**Problem to solve:** Write out the full listing exactly as given, minus the images.

START

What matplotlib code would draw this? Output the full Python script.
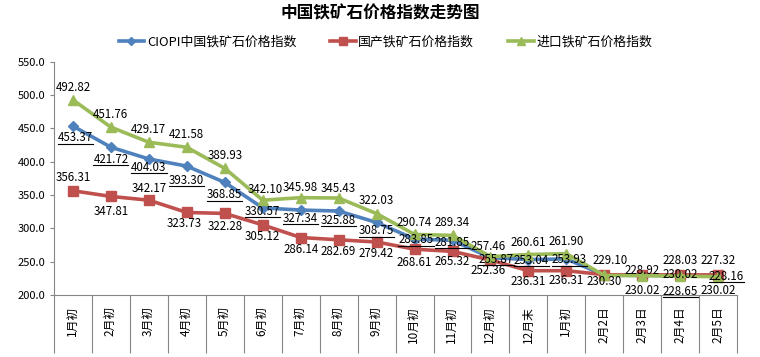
import matplotlib
matplotlib.use("Agg")
import matplotlib.pyplot as plt
from matplotlib.lines import Line2D

plt.rcParams['font.family'] = ['Noto Sans CJK SC', 'DejaVu Sans']

title = "中国铁矿石价格指数走势图"
categories = ["1月初", "2月初", "3月初", "4月初", "5月初", "6月初", "7月初", "8月初", "9月初",
              "10月初", "11月初", "12月初", "12月末", "1月初", "2月2日", "2月3日", "2月4日", "2月5日"]
series_names = ["CIOPI中国铁矿石价格指数", "国产铁矿石价格指数", "进口铁矿石价格指数"]

ciopi = [453.37, 421.72, 404.03, 393.30, 368.85, 330.57, 327.34, 325.88, 308.75,
         283.85, 281.85, 255.87, 253.04, 253.93, 229.6, 229.3, 228.65, 228.16]
ciopi_labeled = [True] * 14 + [False, False, True, True]
domestic = [356.31, 347.81, 342.17, 323.73, 322.28, 305.12, 286.14, 282.69, 279.42,
            268.61, 265.32, 252.36, 236.31, 236.31, 230.30, 230.02, 230.02, 230.02]
imported = [492.82, 451.76, 429.17, 421.58, 389.93, 342.10, 345.98, 345.43, 322.03,
            290.74, 289.34, 257.46, 260.61, 261.90, 229.10, 228.92, 228.03, 227.32]

yticks = [200, 250, 300, 350, 400, 450, 500, 550]

# label offsets (points)
ciopi_off = [(2, -8.5), (0, -8.5), (0, -6), (0, -10), (0, -9), (0, -2.5), (0, -6), (0, -6.5), (0, -6),
             (1, -0.5), (0, -1.5), (4, -1), (2, -0.5), (2, -0.5), (0, 0), (0, 0), (0, -11), (6, 0)]
dom_off = [(0, 9.5), (0, -10.5), (0, 8.5), (-2, -8), (0, -9.5), (0, -8.5), (0, -8.5), (0, -8.5), (0, -8.5),
           (0, -9.5), (0, -7.5), (-2, -7.5), (0, -8), (0, -7), (0, -5), (0, -11), (0, 0), (0, -11)]
imp_off = [(0, 9), (0, 9), (0, 9), (0, 9), (0, 9), (2, 8), (0, 7), (0, 7), (0, 9.5),
           (0, 8.5), (0, 9.5), (-2, 7.5), (0, 8.5), (0, 8.5), (4, 11), (0, 4), (0, 11.5), (0, 12)]

c_blue = "#4F81BD"
c_red = "#C0504D"
c_green = "#9BBB59"

fig = plt.figure(figsize=(7.6, 3.57), dpi=100)
ax = fig.add_axes([0.071, 0.174, 0.899, 0.653])

x = list(range(len(categories)))
ax.plot(x, ciopi, color=c_blue, lw=2.6, marker="D", ms=5.5, label=series_names[0], zorder=3)
ax.plot(x, domestic, color=c_red, lw=2.6, marker="s", ms=7.5, label=series_names[1], zorder=3)
ax.plot(x, imported, color=c_green, lw=2.6, marker="^", ms=7.5, label=series_names[2], zorder=3)

fs = 8.3
blue_texts = []
for i in x:
    if ciopi_labeled[i]:
        t = ax.annotate(f"{ciopi[i]:.2f}", (i, ciopi[i]), xytext=ciopi_off[i], textcoords="offset points",
                        ha="center", va="center", fontsize=fs, zorder=5)
        blue_texts.append(t)
    ax.annotate(f"{domestic[i]:.2f}", (i, domestic[i]), xytext=dom_off[i], textcoords="offset points",
                ha="center", va="center", fontsize=fs, zorder=5)
    ax.annotate(f"{imported[i]:.2f}", (i, imported[i]), xytext=imp_off[i], textcoords="offset points",
                ha="center", va="center", fontsize=fs, zorder=5)

ax.set_xlim(-0.5, len(categories) - 0.5)
ax.set_ylim(200, 550)
ax.set_yticks(yticks)
ax.set_yticklabels([f"{v:.1f}" for v in yticks], fontsize=8)
ax.set_xticks(x)
ax.set_xticklabels(categories, rotation=90, fontsize=8.5)
ax.set_xticks([i - 0.5 for i in range(len(categories) + 1)], minor=True)
ax.tick_params(axis="x", which="major", length=0, pad=8)
ax.tick_params(axis="x", which="minor", length=42, color="#868686", width=0.8)
ax.tick_params(axis="y", length=3, color="#868686", width=0.8, pad=3)
for s in ["top", "right"]:
    ax.spines[s].set_visible(False)
for s in ["left", "bottom"]:
    ax.spines[s].set_color("#868686")
    ax.spines[s].set_linewidth(0.8)

fig.text(0.5, 0.962, title, ha="center", va="center", fontsize=12, fontweight="bold")
leg = fig.legend(loc="center", bbox_to_anchor=(0.507, 0.882), ncol=3, frameon=False, fontsize=9.3,
                 handlelength=2.0, columnspacing=2.6, handletextpad=0.2, markerscale=0.75)

# underline blue labels
fig.canvas.draw()
r = fig.canvas.get_renderer()
for t in blue_texts:
    bb = t.get_window_extent(r)
    y0 = (bb.y0 + 0.5) / fig.bbox.height
    fig.add_artist(Line2D([bb.x0 / fig.bbox.width, bb.x1 / fig.bbox.width], [y0, y0],
                          color="black", lw=0.8, zorder=6))

fig.savefig("out.png", dpi=100)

END

**Task output:**
What matplotlib code would draw this? Output the full Python script.
import matplotlib
matplotlib.use("Agg")
import matplotlib.pyplot as plt
from matplotlib.lines import Line2D

plt.rcParams['font.family'] = ['Noto Sans CJK SC', 'DejaVu Sans']

title = "中国铁矿石价格指数走势图"
categories = ["1月初", "2月初", "3月初", "4月初", "5月初", "6月初", "7月初", "8月初", "9月初",
              "10月初", "11月初", "12月初", "12月末", "1月初", "2月2日", "2月3日", "2月4日", "2月5日"]
series_names = ["CIOPI中国铁矿石价格指数", "国产铁矿石价格指数", "进口铁矿石价格指数"]

ciopi = [453.37, 421.72, 404.03, 393.30, 368.85, 330.57, 327.34, 325.88, 308.75,
         283.85, 281.85, 255.87, 253.04, 253.93, 229.6, 229.3, 228.65, 228.16]
ciopi_labeled = [True] * 14 + [False, False, True, True]
domestic = [356.31, 347.81, 342.17, 323.73, 322.28, 305.12, 286.14, 282.69, 279.42,
            268.61, 265.32, 252.36, 236.31, 236.31, 230.30, 230.02, 230.02, 230.02]
imported = [492.82, 451.76, 429.17, 421.58, 389.93, 342.10, 345.98, 345.43, 322.03,
            290.74, 289.34, 257.46, 260.61, 261.90, 229.10, 228.92, 228.03, 227.32]

yticks = [200, 250, 300, 350, 400, 450, 500, 550]

# label offsets (points)
ciopi_off = [(2, -8.5), (0, -8.5), (0, -6), (0, -10), (0, -9), (0, -2.5), (0, -6), (0, -6.5), (0, -6),
             (1, -0.5), (0, -1.5), (4, -1), (2, -0.5), (2, -0.5), (0, 0), (0, 0), (0, -11), (6, 0)]
dom_off = [(0, 9.5), (0, -10.5), (0, 8.5), (-2, -8), (0, -9.5), (0, -8.5), (0, -8.5), (0, -8.5), (0, -8.5),
           (0, -9.5), (0, -7.5), (-2, -7.5), (0, -8), (0, -7), (0, -5), (0, -11), (0, 0), (0, -11)]
imp_off = [(0, 9), (0, 9), (0, 9), (0, 9), (0, 9), (2, 8), (0, 7), (0, 7), (0, 9.5),
           (0, 8.5), (0, 9.5), (-2, 7.5), (0, 8.5), (0, 8.5), (4, 11), (0, 4), (0, 11.5), (0, 12)]

c_blue = "#4F81BD"
c_red = "#C0504D"
c_green = "#9BBB59"

fig = plt.figure(figsize=(7.6, 3.57), dpi=100)
ax = fig.add_axes([0.071, 0.174, 0.899, 0.653])

x = list(range(len(categories)))
ax.plot(x, ciopi, color=c_blue, lw=2.6, marker="D", ms=5.5, label=series_names[0], zorder=3)
ax.plot(x, domestic, color=c_red, lw=2.6, marker="s", ms=7.5, label=series_names[1], zorder=3)
ax.plot(x, imported, color=c_green, lw=2.6, marker="^", ms=7.5, label=series_names[2], zorder=3)

fs = 8.3
blue_texts = []
for i in x:
    if ciopi_labeled[i]:
        t = ax.annotate(f"{ciopi[i]:.2f}", (i, ciopi[i]), xytext=ciopi_off[i], textcoords="offset points",
                        ha="center", va="center", fontsize=fs, zorder=5)
        blue_texts.append(t)
    ax.annotate(f"{domestic[i]:.2f}", (i, domestic[i]), xytext=dom_off[i], textcoords="offset points",
                ha="center", va="center", fontsize=fs, zorder=5)
    ax.annotate(f"{imported[i]:.2f}", (i, imported[i]), xytext=imp_off[i], textcoords="offset points",
                ha="center", va="center", fontsize=fs, zorder=5)

ax.set_xlim(-0.5, len(categories) - 0.5)
ax.set_ylim(200, 550)
ax.set_yticks(yticks)
ax.set_yticklabels([f"{v:.1f}" for v in yticks], fontsize=8)
ax.set_xticks(x)
ax.set_xticklabels(categories, rotation=90, fontsize=8.5)
ax.set_xticks([i - 0.5 for i in range(len(categories) + 1)], minor=True)
ax.tick_params(axis="x", which="major", length=0, pad=8)
ax.tick_params(axis="x", which="minor", length=42, color="#868686", width=0.8)
ax.tick_params(axis="y", length=3, color="#868686", width=0.8, pad=3)
for s in ["top", "right"]:
    ax.spines[s].set_visible(False)
for s in ["left", "bottom"]:
    ax.spines[s].set_color("#868686")
    ax.spines[s].set_linewidth(0.8)

fig.text(0.5, 0.962, title, ha="center", va="center", fontsize=12, fontweight="bold")
leg = fig.legend(loc="center", bbox_to_anchor=(0.507, 0.882), ncol=3, frameon=False, fontsize=9.3,
                 handlelength=2.0, columnspacing=2.6, handletextpad=0.2, markerscale=0.75)

# underline blue labels
fig.canvas.draw()
r = fig.canvas.get_renderer()
for t in blue_texts:
    bb = t.get_window_extent(r)
    y0 = (bb.y0 + 0.5) / fig.bbox.height
    fig.add_artist(Line2D([bb.x0 / fig.bbox.width, bb.x1 / fig.bbox.width], [y0, y0],
                          color="black", lw=0.8, zorder=6))

fig.savefig("out.png", dpi=100)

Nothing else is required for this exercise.